Laurentian’s lead on the project, Daniel Campbell, said most mines bring in a non-native Ministry of Transportation (MTO) seed mix designed for roadwork recovery. However, there is an increasing governmental and scientific push for native plant species.

“It’s about pride in our own landscape and being aware that imported species can get away from us,” said Campbell. Native plant species are more likely to thrive in a climate in which they were bred.

Campbell’s side of the project is driven by protecting and preserving the environment, but he said there are practical economic benefits as well.

“If you know how to fix a landscape, you are more likely to be asked to develop around a community,” said Campbell. “At some point the Ring of Fire will have to use local seed.”

This means the potential for jobs doesn’t stop with the current seed collection.

“We are going to be hiring more people from the communities to support the greenhouse operations post-closure. A lot of the training that we give to our employees will be translatable to an industry outside of mining,” said Garrah.

Etherington said the program is preparing her and her peers for future work opportunities.

“This job was an eye-opener for me. For any student, having De Beers Victor Mine would look good on their resumé.

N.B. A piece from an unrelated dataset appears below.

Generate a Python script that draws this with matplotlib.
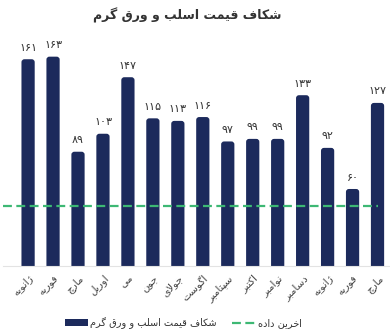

Especially on my resumé, since I would like to be an environment monitor at a mine,” said Etherington.

This project is unique to Northern Ontario, and Campbell said there’s a “vacuum” in research and collection of native plant species in Canada’s Boreal region.

“Those seed collections banks that exist in more accessible regions, they just haven’t been established here. The market demand just hasn’t been there,” said Garrah. “It’s a fly-in operation, which makes transportation around the region very difficult.”

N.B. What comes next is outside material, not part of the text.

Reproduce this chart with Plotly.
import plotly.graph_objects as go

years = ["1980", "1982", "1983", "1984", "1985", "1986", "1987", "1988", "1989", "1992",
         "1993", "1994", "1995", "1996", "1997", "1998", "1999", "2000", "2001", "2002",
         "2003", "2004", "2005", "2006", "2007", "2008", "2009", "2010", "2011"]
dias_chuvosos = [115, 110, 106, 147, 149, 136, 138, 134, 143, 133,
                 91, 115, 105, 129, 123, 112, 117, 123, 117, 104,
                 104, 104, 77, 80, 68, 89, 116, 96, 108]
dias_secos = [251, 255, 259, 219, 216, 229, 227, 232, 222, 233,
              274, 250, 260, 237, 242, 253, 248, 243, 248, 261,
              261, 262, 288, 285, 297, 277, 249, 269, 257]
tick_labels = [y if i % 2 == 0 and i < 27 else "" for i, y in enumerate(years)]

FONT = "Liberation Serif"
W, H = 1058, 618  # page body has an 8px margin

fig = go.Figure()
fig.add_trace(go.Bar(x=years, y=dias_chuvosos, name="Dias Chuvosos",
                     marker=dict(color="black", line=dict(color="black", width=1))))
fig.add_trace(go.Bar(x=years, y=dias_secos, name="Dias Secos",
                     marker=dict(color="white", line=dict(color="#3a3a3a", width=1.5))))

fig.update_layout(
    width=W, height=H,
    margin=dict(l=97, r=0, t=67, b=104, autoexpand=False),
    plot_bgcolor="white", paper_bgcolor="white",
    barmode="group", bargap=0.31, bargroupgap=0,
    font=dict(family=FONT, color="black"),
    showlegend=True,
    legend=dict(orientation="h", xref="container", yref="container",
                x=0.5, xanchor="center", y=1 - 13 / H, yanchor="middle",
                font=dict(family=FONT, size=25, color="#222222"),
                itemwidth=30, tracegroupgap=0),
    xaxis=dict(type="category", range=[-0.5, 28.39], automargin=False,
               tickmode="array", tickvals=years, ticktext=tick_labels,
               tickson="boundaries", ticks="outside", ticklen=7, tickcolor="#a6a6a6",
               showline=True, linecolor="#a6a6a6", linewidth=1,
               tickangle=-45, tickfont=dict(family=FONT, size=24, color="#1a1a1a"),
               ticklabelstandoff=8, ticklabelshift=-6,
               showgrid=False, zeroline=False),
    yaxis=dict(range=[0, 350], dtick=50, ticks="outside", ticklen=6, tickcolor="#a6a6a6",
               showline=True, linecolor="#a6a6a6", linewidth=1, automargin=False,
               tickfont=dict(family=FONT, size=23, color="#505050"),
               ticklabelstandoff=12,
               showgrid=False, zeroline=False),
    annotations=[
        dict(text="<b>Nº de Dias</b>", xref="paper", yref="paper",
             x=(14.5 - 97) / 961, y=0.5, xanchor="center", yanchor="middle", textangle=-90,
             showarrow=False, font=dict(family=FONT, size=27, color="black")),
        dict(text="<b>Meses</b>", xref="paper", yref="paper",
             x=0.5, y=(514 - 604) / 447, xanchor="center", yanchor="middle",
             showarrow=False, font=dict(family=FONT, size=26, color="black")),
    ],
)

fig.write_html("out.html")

Using native plant species would replace flying in the MTO mix, and while the cost of producing the seed in the North is somewhat higher, Campbell and Garrah both estimate the final cost of using native plant seed will be the same as the current product.

As the project heads into its third summer, Campbell is looking forward. He said a large part of Laurentian’s goal in the project is to develop an online seed catalogue to make available to nearby First Nations communities so seed collection and commercialization can extend beyond the Victor Mine restoration.

“We’re producing research for the site, but not limiting the context to the site,” said Campbell. “Our goal is to encourage local businesses.”

The website will be a non-technical, user-friendly index of plant species that is dynamic and updated frequently. He anticipates they will start with around 50 to 60 species on the site.

Students like Etherington can look forward to more days out in the bush in 2016, and seeing the product of their efforts online in 2017.